Война своими грубыми лапами комкает и уродует время. Мы говорим: счастливые часов не наблюдают. А несчастливые? Они наблюдают — очень пристально, напряжённо и не только часы, но и минуты, секунды, мгновения. Кусочки времени бывают яркими, смутными, чёрными, лёгкими и тяжёлыми, сладкими и горькими.
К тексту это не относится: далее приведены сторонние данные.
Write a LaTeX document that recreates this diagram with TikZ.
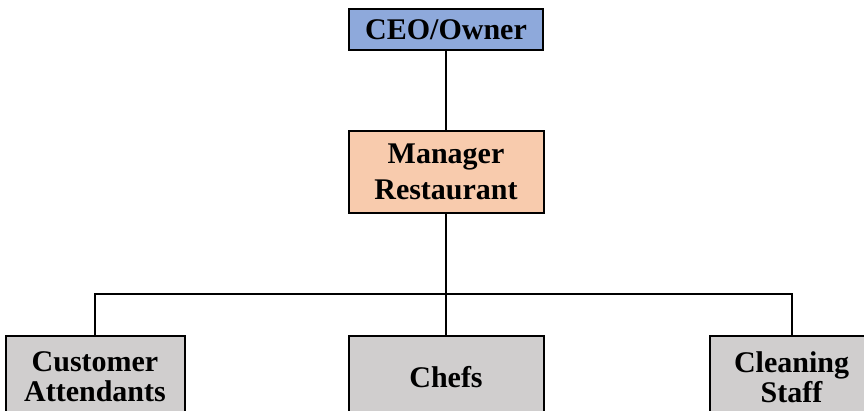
\documentclass[tikz,border=0pt]{standalone}
\usepackage{fontspec}
\setmainfont{Liberation Serif}
\usepackage{xcolor}
\usetikzlibrary{positioning}

\definecolor{ceoblue}{HTML}{8EA9DB}
\definecolor{mgrpeach}{HTML}{F8CBAD}
\definecolor{staffgray}{HTML}{D0CECE}

\begin{document}
\begin{tikzpicture}[
    x=1pt, y=1pt,
    box/.style={rectangle, draw=black, line width=2pt, align=center,
                font=\fontsize{30}{34}\selectfont\bfseries, inner sep=2pt},
    ceobox/.style={box, fill=ceoblue, minimum width=194pt, minimum height=41pt},
    mgrbox/.style={box, fill=mgrpeach, minimum width=195pt, minimum height=82pt,
                   font=\fontsize{30}{36}\selectfont\bfseries},
    staffbox/.style={box, fill=staffgray, minimum width=195pt, minimum height=82pt,
                     font=\fontsize{30}{30}\selectfont\bfseries},
    link/.style={line width=2pt}
]
\useasboundingbox (0,0) rectangle (864,411);

% --- top: owner and manager ---
\node[ceobox] (ceo) at (446,381.5) {CEO/Owner};
\node[mgrbox, below=79pt of ceo] (manager) {Manager\\Restaurant};

% --- bottom row: staff ---
\node[staffbox, below=121pt of manager] (chefs) {Chefs};
\node[staffbox, left=162pt of chefs, minimum width=179pt] (customer) {Customer\\Attendants};
\node[staffbox, right=164pt of chefs, minimum width=164pt] (cleaning) {Cleaning\\Staff};

% links
\coordinate[below=80pt of manager.south] (bus);
\draw[link] (ceo) -- (manager);
\draw[link] (manager) -- (chefs);
\draw[link] (customer.north) |- (bus) -| (cleaning.north);

\end{tikzpicture}
\end{document}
Фашистскому истребителю было известно, какой объект в эту ночь «обрабатывает» наш полк. Он точно рассчитал время атаки: ночь на исходе, советских истребителей в воздухе ещё нет, а «По-2» разглядеть можно, надо лишь знать, где он находится. Подлетел поближе, ударил почти в упор из пушки и двух пулемётов… Девушки сгорели. Ужасная мучительная смерть. Сначала жаром опалило лицо, шею. Катюша, как только могла, боролась, она пыталась сбить пламя, хотя и сознавала: это конец. Слышала крик Оли: «Мама!» Кричала сама. Когда вспыхнула одежда, боль стала невыносимой, девушки потеряли сознание. И тут же ударились о землю…

Минута только началась.

А может, они выпрыгнули из горящего самолёта с парашютами. Приземлились на вражеской территории, осмотрелись и — бежать. Их, конечно, заметили, послали погоню. Услышав лай собак, девушки попрощались. Вынули пистолеты. Немцы не стреляли, у них приказ: взять живыми. Но женская гвардия не сдаётся, это просто немыслимо…
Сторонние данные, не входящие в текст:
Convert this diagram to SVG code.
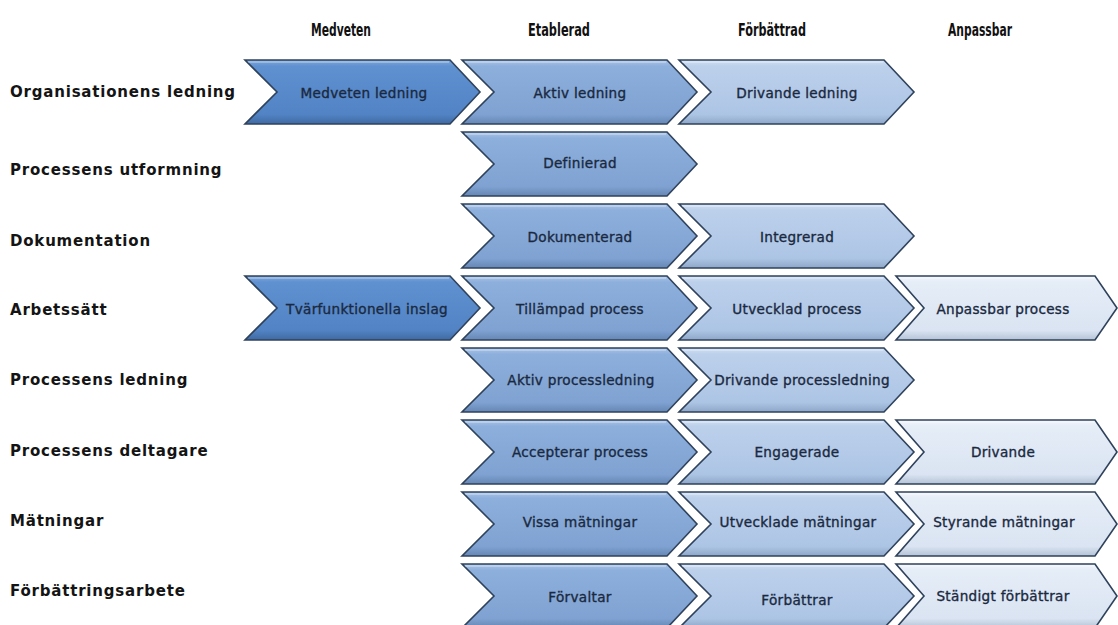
<svg xmlns="http://www.w3.org/2000/svg" xmlns:xlink="http://www.w3.org/1999/xlink" width="1118" height="625" viewBox="0 0 1118 625">
  <style>
    .bg { fill: #ffffff; }
    .head { font-family: "DejaVu Sans Condensed", "DejaVu Sans", sans-serif; font-stretch: condensed; font-weight: bold; font-size: 17.5px; fill: #111111; text-anchor: middle; }
    .row { font-family: "DejaVu Sans", "Liberation Sans", sans-serif; font-weight: bold; font-size: 15px; letter-spacing: 0.8px; fill: #141414; }
    .lbl { font-family: "DejaVu Sans", "Liberation Sans", sans-serif; font-size: 13.6px; letter-spacing: 0.3px; fill: #1a2940; stroke: #1a2940; stroke-width: 0.35; text-anchor: middle; dominant-baseline: central; }
    .chev { stroke: #2f425c; stroke-width: 1.6; stroke-linejoin: miter; }
    .c1 { fill: url(#g1); }
    .c2 { fill: url(#g2); }
    .c3 { fill: url(#g3); }
    .c4 { fill: url(#g4); }
    .hl { fill: none; stroke: #ffffff; stroke-opacity: 0.55; stroke-width: 1.2; }
  </style>
  <defs>
    <!-- body shape used by columns 1-3 and the narrower last column -->
    <path id="chv" d="M0,0 H205 L235,32 L205,64 H0 L32,32 Z"/>
    <path id="chv4" d="M0,0 H199 L221,32 L199,64 H0 L28,32 Z"/>
    <linearGradient id="g1" x1="0" y1="0" x2="0" y2="1">
      <stop offset="0" stop-color="#7ea8dc"/>
      <stop offset="0.1" stop-color="#5f90d0"/>
      <stop offset="0.85" stop-color="#5283c4"/>
      <stop offset="1" stop-color="#3f6aa3"/>
    </linearGradient>
    <linearGradient id="g2" x1="0" y1="0" x2="0" y2="1">
      <stop offset="0" stop-color="#a9c3e6"/>
      <stop offset="0.1" stop-color="#8dafdc"/>
      <stop offset="0.85" stop-color="#7fa2d2"/>
      <stop offset="1" stop-color="#6687b5"/>
    </linearGradient>
    <linearGradient id="g3" x1="0" y1="0" x2="0" y2="1">
      <stop offset="0" stop-color="#d0e0f3"/>
      <stop offset="0.1" stop-color="#bcd0eb"/>
      <stop offset="0.85" stop-color="#adc5e5"/>
      <stop offset="1" stop-color="#8ea7c8"/>
    </linearGradient>
    <linearGradient id="g4" x1="0" y1="0" x2="0" y2="1">
      <stop offset="0" stop-color="#f2f6fb"/>
      <stop offset="0.1" stop-color="#e5edf7"/>
      <stop offset="0.85" stop-color="#dae4f2"/>
      <stop offset="1" stop-color="#b5c3d6"/>
    </linearGradient>
  </defs>

  <rect class="bg" x="0" y="0" width="1118" height="625"/>

  <!-- column headings -->
  <g id="headings">
    <text class="head" x="341" y="36" textLength="60" lengthAdjust="spacingAndGlyphs">Medveten</text>
    <text class="head" x="559" y="36" textLength="62" lengthAdjust="spacingAndGlyphs">Etablerad</text>
    <text class="head" x="772" y="36" textLength="68" lengthAdjust="spacingAndGlyphs">Förbättrad</text>
    <text class="head" x="980" y="36" textLength="64" lengthAdjust="spacingAndGlyphs">Anpassbar</text>
  </g>

  <!-- row headings -->
  <g id="rows">
    <text class="row" x="10" y="97">Organisationens ledning</text>
    <text class="row" x="10" y="175">Processens utformning</text>
    <text class="row" x="10" y="246">Dokumentation</text>
    <text class="row" x="10" y="315">Arbetssätt</text>
    <text class="row" x="10" y="385">Processens ledning</text>
    <text class="row" x="10" y="456">Processens deltagare</text>
    <text class="row" x="10" y="526">Mätningar</text>
    <text class="row" x="10" y="596">Förbättringsarbete</text>
  </g>

  <!-- row 1 -->
  <g id="r1c1" transform="translate(245,60)"><use href="#chv" class="chev c1"/><path class="hl" d="M3,2 H204"/><text class="lbl" x="119" y="33">Medveten ledning</text></g>
  <g id="r1c2" transform="translate(462,60)"><use href="#chv" class="chev c2"/><path class="hl" d="M3,2 H204"/><text class="lbl" x="118" y="33">Aktiv ledning</text></g>
  <g id="r1c3" transform="translate(679,60)"><use href="#chv" class="chev c3"/><path class="hl" d="M3,2 H204"/><text class="lbl" x="118" y="33">Drivande ledning</text></g>

  <!-- row 2 -->
  <g id="r2c2" transform="translate(462,132)"><use href="#chv" class="chev c2"/><path class="hl" d="M3,2 H204"/><text class="lbl" x="118" y="31">Definierad</text></g>

  <!-- row 3 -->
  <g id="r3c2" transform="translate(462,204)"><use href="#chv" class="chev c2"/><path class="hl" d="M3,2 H204"/><text class="lbl" x="118" y="33">Dokumenterad</text></g>
  <g id="r3c3" transform="translate(679,204)"><use href="#chv" class="chev c3"/><path class="hl" d="M3,2 H204"/><text class="lbl" x="118" y="33">Integrerad</text></g>

  <!-- row 4 -->
  <g id="r4c1" transform="translate(245,276)"><use href="#chv" class="chev c1"/><path class="hl" d="M3,2 H204"/><text class="lbl" x="122" y="33">Tvärfunktionella inslag</text></g>
  <g id="r4c2" transform="translate(462,276)"><use href="#chv" class="chev c2"/><path class="hl" d="M3,2 H204"/><text class="lbl" x="118" y="33">Tillämpad process</text></g>
  <g id="r4c3" transform="translate(679,276)"><use href="#chv" class="chev c3"/><path class="hl" d="M3,2 H204"/><text class="lbl" x="118" y="33">Utvecklad process</text></g>
  <g id="r4c4" transform="translate(896,276)"><use href="#chv4" class="chev c4"/><path class="hl" d="M3,2 H198"/><text class="lbl" x="107" y="33">Anpassbar process</text></g>

  <!-- row 5 -->
  <g id="r5c2" transform="translate(462,348)"><use href="#chv" class="chev c2"/><path class="hl" d="M3,2 H204"/><text class="lbl" x="119" y="32">Aktiv processledning</text></g>
  <g id="r5c3" transform="translate(679,348)"><use href="#chv" class="chev c3"/><path class="hl" d="M3,2 H204"/><text class="lbl" x="123" y="32">Drivande processledning</text></g>

  <!-- row 6 -->
  <g id="r6c2" transform="translate(462,420)"><use href="#chv" class="chev c2"/><path class="hl" d="M3,2 H204"/><text class="lbl" x="118" y="32">Accepterar process</text></g>
  <g id="r6c3" transform="translate(679,420)"><use href="#chv" class="chev c3"/><path class="hl" d="M3,2 H204"/><text class="lbl" x="118" y="32">Engagerade</text></g>
  <g id="r6c4" transform="translate(896,420)"><use href="#chv4" class="chev c4"/><path class="hl" d="M3,2 H198"/><text class="lbl" x="107" y="32">Drivande</text></g>

  <!-- row 7 -->
  <g id="r7c2" transform="translate(462,492)"><use href="#chv" class="chev c2"/><path class="hl" d="M3,2 H204"/><text class="lbl" x="118" y="30">Vissa mätningar</text></g>
  <g id="r7c3" transform="translate(679,492)"><use href="#chv" class="chev c3"/><path class="hl" d="M3,2 H204"/><text class="lbl" x="119" y="30">Utvecklade mätningar</text></g>
  <g id="r7c4" transform="translate(896,492)"><use href="#chv4" class="chev c4"/><path class="hl" d="M3,2 H198"/><text class="lbl" x="108" y="30">Styrande mätningar</text></g>

  <!-- row 8 -->
  <g id="r8c2" transform="translate(462,564)"><use href="#chv" class="chev c2"/><path class="hl" d="M3,2 H204"/><text class="lbl" x="118" y="33">Förvaltar</text></g>
  <g id="r8c3" transform="translate(679,564)"><use href="#chv" class="chev c3"/><path class="hl" d="M3,2 H204"/><text class="lbl" x="118" y="36">Förbättrar</text></g>
  <g id="r8c4" transform="translate(896,564)"><use href="#chv4" class="chev c4"/><path class="hl" d="M3,2 H198"/><text class="lbl" x="107" y="32">Ständigt förbättrar</text></g>

  <!-- no connectors in this chart -->
  <g id="connectors"/>
</svg>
Немецкого лётчика чествуют, как героя. Ему вручают железный крест, пачку денег. Он щёлкает каблуками, вытягивается в струнку и, вскинув руку, орёт: «Хайль Гитлер!» Он заслужил внеочередной отпуск, но пока оформляют документы, ещё полетает. Будем надеяться, что его собьют наши истребители или зенитчики. Слабое, конечно, утешение. Пусть даже уничтожим весь их пиратский воздушный флот, но подруг не вернём, не воскресим…
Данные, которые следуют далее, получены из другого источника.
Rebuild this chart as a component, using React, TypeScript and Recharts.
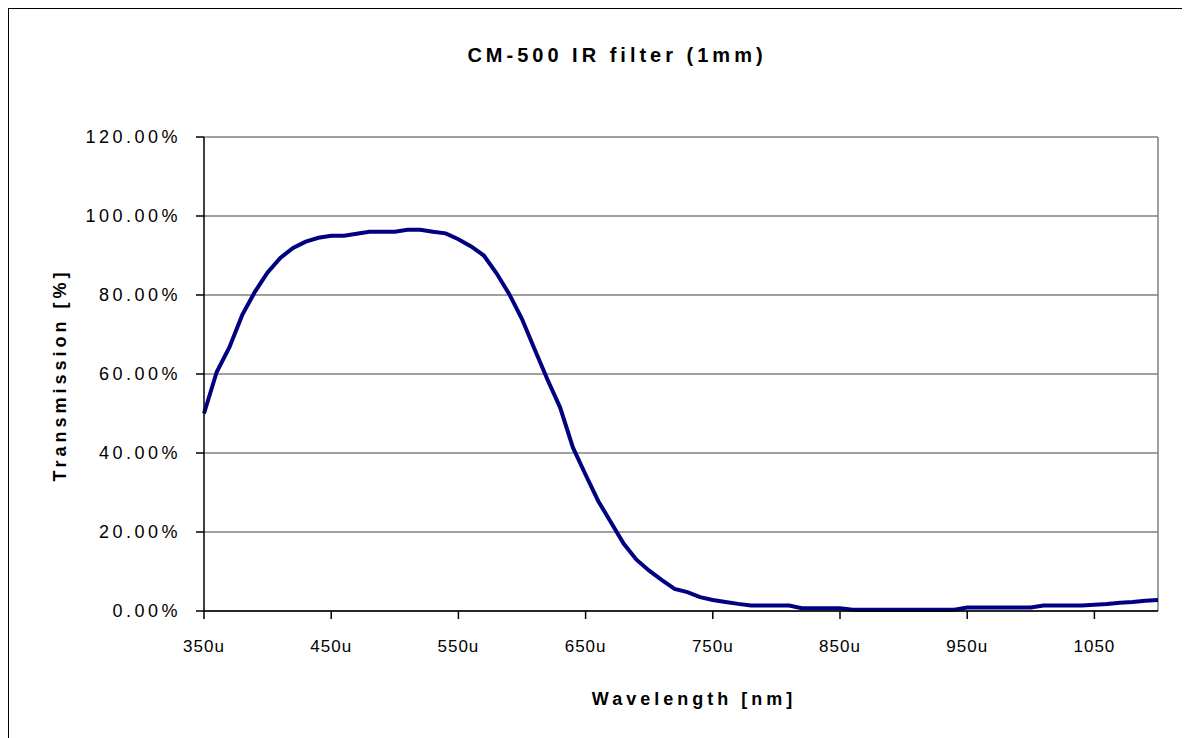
import React from 'react';
import { LineChart, Line, XAxis, YAxis, CartesianGrid, ReferenceLine } from 'recharts';

// wavelength in nm, sampled every 10 nm
const wavelengths = [
  350, 360, 370, 380, 390, 400, 410, 420, 430, 440,
  450, 460, 470, 480, 490, 500, 510, 520, 530, 540,
  550, 560, 570, 580, 590, 600, 610, 620, 630, 640,
  650, 660, 670, 680, 690, 700, 710, 720, 730, 740,
  750, 760, 770, 780, 790, 800, 810, 820, 830, 840,
  850, 860, 870, 880, 890, 900, 910, 920, 930, 940,
  950, 960, 970, 980, 990, 1000, 1010, 1020, 1030, 1040,
  1050, 1060, 1070, 1080, 1090, 1100,
];

// transmission in percent
const transmission = [
  50.0, 60.5, 66.8, 74.9, 80.8, 85.7, 89.4, 91.9, 93.5, 94.5,
  95.0, 95.0, 95.5, 96.0, 96.0, 96.0, 96.5, 96.5, 96.0, 95.6,
  94.1, 92.3, 90.0, 85.5, 80.2, 73.9, 66.2, 58.6, 51.5, 41.4,
  34.5, 27.8, 22.4, 17.0, 13.0, 10.2, 7.8, 5.6, 4.8, 3.5,
  2.8, 2.3, 1.8, 1.4, 1.4, 1.4, 1.4, 0.7, 0.7, 0.7,
  0.7, 0.3, 0.3, 0.3, 0.3, 0.3, 0.3, 0.3, 0.3, 0.3,
  0.9, 0.9, 0.9, 0.9, 0.9, 0.9, 1.4, 1.4, 1.4, 1.4,
  1.6, 1.8, 2.1, 2.3, 2.6, 2.8,
];

const xTicks = [350, 450, 550, 650, 750, 850, 950, 1050];
const xTickLabels = ['350u', '450u', '550u', '650u', '750u', '850u', '950u', '1050'];
const yTicks = [0, 20, 40, 60, 80, 100, 120];

const data = wavelengths.map((wl, i) => ({ wl, t: transmission[i] }));

const font = '"Liberation Sans", Arial, sans-serif';

// the chart frame runs past the right and bottom edges of the page
const W = 1260;
const H = 790;

export default function App() {
  return (
    <>
      <style>{'html,body{overflow:hidden;}'}</style>
      <div style={{ position: 'relative', width: W, height: H, background: '#fff', fontFamily: font, borderTop: '1px solid #000', borderLeft: '1px solid #000', boxSizing: 'border-box' }}>
        <div style={{ position: 'absolute', left: -1, top: -1 }}>
          <LineChart width={W} height={H} data={data} margin={{ top: 129, right: W - 1150, bottom: H - 603 - 60, left: 96 }}>
            <CartesianGrid vertical={false} stroke="#808080" strokeWidth={1.5} />
            <ReferenceLine x={1100} stroke="#808080" strokeWidth={1.5} />
            <XAxis
              dataKey="wl"
              type="number"
              domain={[350, 1100]}
              ticks={xTicks}
              tickFormatter={(v: number, i: number) => xTickLabels[i]}
              height={60}
              tickSize={8}
              tickMargin={21}
              stroke="#000"
              strokeWidth={1.5}
              tick={{ fill: '#000', fontSize: 17, fontFamily: font, letterSpacing: 1 }}
            />
            <YAxis
              type="number"
              domain={[0, 120]}
              ticks={yTicks}
              tickFormatter={(v: number) => v.toFixed(2) + '%'}
              width={100}
              tickSize={8}
              tickMargin={15}
              stroke="#000"
              strokeWidth={1.5}
              tick={{ fill: '#000', fontSize: 18, fontFamily: font, letterSpacing: 3.5 }}
            />
            <Line
              type="linear"
              dataKey="t"
              stroke="#000080"
              strokeWidth={4}
              dot={false}
              isAnimationActive={false}
            />
          </LineChart>
        </div>

        <div style={{ position: 'absolute', left: -1, top: 34, width: 1218, textAlign: 'center', fontSize: 20, lineHeight: '24px', fontWeight: 'bold', letterSpacing: 4 }}>
          CM-500 IR filter (1mm)
        </div>

        <div style={{ position: 'absolute', left: 485, top: 679, width: 400, textAlign: 'center', fontSize: 18, lineHeight: '22px', fontWeight: 'bold', letterSpacing: 4 }}>
          Wavelength [nm]
        </div>

        <div style={{ position: 'absolute', left: -99, top: 355, width: 300, textAlign: 'center', fontSize: 18, lineHeight: '22px', fontWeight: 'bold', letterSpacing: 4, transform: 'rotate(-90deg)' }}>
          Transmission [%]
        </div>
      </div>
    </>
  );
}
Что ещё могло случиться? Прямое попадание зенитного снаряда в бензобак или двигатель. Убиты над целью — осколками, пулями…

Чего же мы ждём? На что надеемся?

Ждём сообщения от наших наземных частей. Надеемся, что девушки пересекли линию фронта, приземлились на нашей территории. Какая-нибудь неисправность в самолёте. Не хватило горючего. Мало ли что. Исправят, заправятся и прилетят.

Мне показалось, что я слышу далёкий стрекот. Взглянула на Руфу Гашеву, нашего лучшего «слухача», она чуть заметно отрицательно покачала головой. Значит, померещилось.

Женю Жигуленко сморил сон. А может быть, она просто закрыла глаза, думает.

Медленно разгорается заря. В глазах девушек — ожидание и боль. Ещё не пришли в себя после гибели Макаровой и Велик. И вот…

Если так будет продолжаться… Чья очередь? Может быть, наша, моя и моего штурмана. Не хочется думать о смерти, не люблю, но такая выпала минута. В голове словно раскручивается какая-то запутанная, раскалённая добела колючая проволока.

Прошло двадцать томительных минут. Мы сидели и молча наблюдали их. Они разные, я рассказала лишь об одной.

— Будем расходиться? — спросила начальник штаба Ирина Ракобольская.